Reformierung des Flüchtlingsrechts: Ein unmoralisches Angebot

Die Union geht auf die Grünen zu, damit diese das umstrittene Gesetz über „sichere Herkunftsstaaten“ im Bundesrat durchwinken.

Yamen al Abdullah aus Syrien in seiner Asylunterkunft in Bayern. Bild: dpa

BERLIN taz | Rund 55.000 Asylanträge wurden zwischen Januar und Ende Mai in Deutschland gestellt. Jeder fünfte davon stammte von Serben, Bosniern oder Mazedoniern, darunter viele Roma. So gut wie alle Anträge aus diesen Ländern werden abgelehnt, doch bis zur Ausreise oder Abschiebung der Antragsteller vergehen meist einige Monate.

Um diese Zeitspanne zu verkürzen, drängt das CDU-geführte Innenministerium darauf, die Liste der sogenannten sicheren Herkunftsländer um Serbien, Mazedonien und Bosnien zu erweitern. Dann ist eine umgehende Abschiebung der Antragsteller nur wenige Tage nach ihrer Einreise möglich. Die CDU schrieb das Vorhaben in ihren Koalitionsvertrag mit der SPD, am 2. Juli verabschiedete der Bundestag mit den Stimmen der Großen Koalition das entsprechende Gesetz.

Doch die sieben Bundesländer, in denen die Grünen mit an der Regierung sind, sowie das rot-rot regierte Brandenburg stellen sich quer. „Die Asylanträge aus diesen Ländern müssen weiterhin individuell geprüft werden“, sagte die grüne rheinland-pfälzische Integrationsministerin Irene Alt während der Bundesratsdebatte am 12. Juni.

Denn die Lage der Roma auf dem Balkan sei „prekär, ihre Lebenserwartung liegt teils zehn Jahre unter der der Gesamtbevölkerung“. Zudem würden einige von ihnen durch Polizisten misshandelt und gefoltert. Das Gesetz fiel durch.

Spielraum für Kompromisse

In der letzten Woche traf sich eine Vermittlungsgruppe unter Leitung von Kanzleramtsminister Peter Altmaier mit den Ländern, um auszuloten, welchen Spielraum es für Kompromisse gibt. Dabei machte die Union ein Angebot, das die Grünen in eine politische Zwickmühle bringt: Sie zeigte nicht nur Bereitschaft, mehr Flüchtlinge aus dem syrischen Bürgerkrieg aufzunehmen, sondern auch, die sogenannte Vorrangprüfung für Asylbewerber und Geduldete, die einen Job suchen, zu streichen. Bislang dürfen diese nur dann einen Job annehmen, wenn die Arbeitsagentur zustimmt. Und das tut sie nur, wenn es für die Stelle keine potenziellen deutschen Bewerber gibt.

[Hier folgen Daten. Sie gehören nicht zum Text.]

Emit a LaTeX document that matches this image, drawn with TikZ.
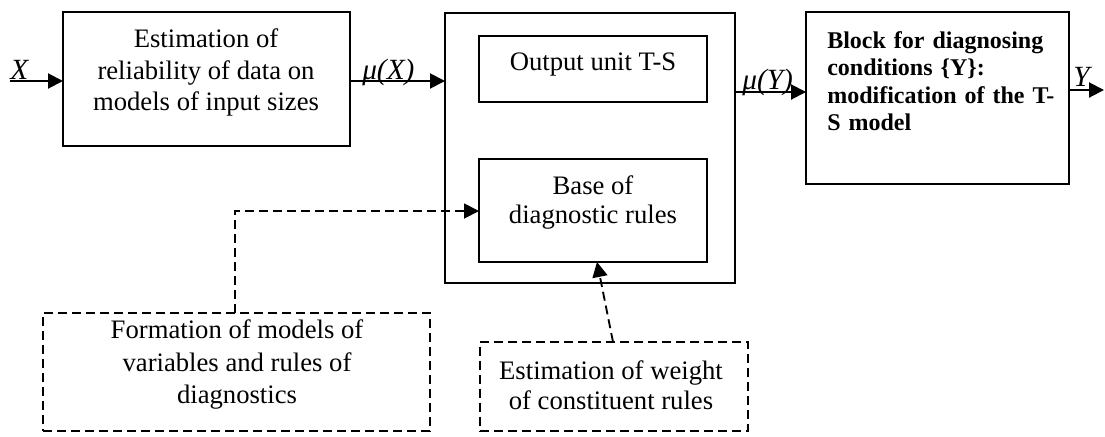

Von einem Wegfall dieser Regelung würden etwa 56.000 Geduldete und etwa 109.000 Personen mit laufendem Asylverfahren direkt profitieren. Etwa 5.000 Anträge auf eine Arbeitserlaubnis gingen im vergangenen Jahr bei den Arbeitsagenturen ein, mehr als die Hälfte davon wurden abgelehnt. Insbesondere in strukturschwachen Regionen stellen viele Flüchtlinge gar nicht erst einen Antrag, weil sie genau wissen, dass sie dort keine Chance haben, weil die Datenbanken der Jobcenter voll sind mit einheimischen Jobsuchenden.

Die Linkspartei, die in Brandenburg mitregiert, will sich auf so einen Deal nicht einlassen. Bei den Grünen koordiniert Rheinland-Pfalz die Verhandlungen der Länder. „Wir werden den Teufel tun, dazu jetzt etwas zu sagen“, heißt es dort im Integrationsministerium. Und die Berliner Parteizentrale lehnt de Maizières Pläne, die Balkanstaaten für sicher zu erklären, kategorisch ab. „Die beiden Sachen haben nichts miteinander zu“, sagt die grüne Asylexpertin Luise Amtsberg: „Es ist richtig, mit der CDU zu sprechen, aber das Gesetz wird nicht richtiger, wenn es dafür Verbesserungen im Asylbereich gibt.“

Doch die Entscheidung liegt bei den Bundesländern – und die haben eigene Interessen. Denn die Kommunen, die nach dem Asylbewerberleistungsgesetz für die Sozialleistungen aufkommen müssen, würden vom Wegfall der Vorrangprüfung profitieren. Jeder Flüchtling, der arbeiten kann, kostet sie kein Geld mehr. Gerade für klamme Bundesländer wie Nordrhein-Westfalen könnte der Deal deshalb verlockend sein.